Plato distinguished the products of what we now call "art" as those whose appearance alone is of interest. These days, we may quickly move to dismiss this definition, given the iconic status attributed to several twentieth-century artworks that seem to undermine it, not least those indiscernibles whose appearance cannot be definitive, or those conceptual pieces which do not appear at all. But even these artworks have entered the fray broadly as examples of visual art. And, for visual art, the challenging of Plato's claim, that art is appearance alone, has about it just that kind of apparent impossibility that suits so well the spirit of the avant-garde.
But what of literature? Not so easy for literature to position itself in respect of Plato's claim - and it was a claim originally intended to be true of poetry more than of any other art form - given that appearance would seem almost the preserve of the visual. We might say, then, that, as the visual arts pursued an almost impossible antipathy towards appearance, the literary arts pursued an almost impossible affinity with appearance, through that aspect of appearance that was, happily, both the perfect mode of appearance for literature and the favoured mode of appearance for Plato: form.
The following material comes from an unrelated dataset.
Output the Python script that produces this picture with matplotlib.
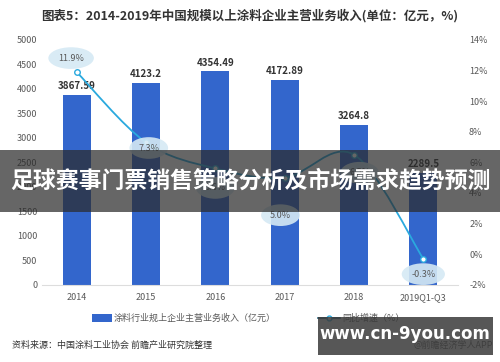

But has not literary form had its day? Have the formalists, and the structuralists, and the post-formalists and the post-structuralists, not been and gone? True, but something still remains of form: not any literary form, but the form of literature itself. Contemporary literary fiction continues the attempt to live up to Plato's definition of art - which, for Plato, made art true - by writing in a manner to give the appearance alone of literature. The effect is a genre in which, for the writer, the sense of Writing Literature is dominant, and, for the reader, the sense of Reading Literature is dominant. And this effect is produced, not simply by the abandonment of most of the elements of character and plot, not simply even by an avoidance of high-literary language and style, but by a self-conscious juxtaposition of the signs of excruciating effort - short, elliptical sentences; absence of fulsome description; muted tone of painful sublimation - with the signs of iconoclastic casualness - colloquialisms; lack of trajectory; air of the incidental. This is how the appearance alone of literature is pursued: by the combination of painful retention, of a Literature that will never appear, and easy production, of a Literature that need only appear.
The Emperor ordered his new suit of clothes to appear invisible only to those stupid and incompetent subjects not fit to remain at their posts. And there does seem that kind of intellectual stake in contemporary literary fiction, that those who cannot appreciate it are those too stupid to do so. But stupid people too can read and write. It is just that, for now, they must do so without giving the appearance of doing so. They must wear clothes that people can see, which leaves them far more exposed than they would be if they wore clothes that only appeared.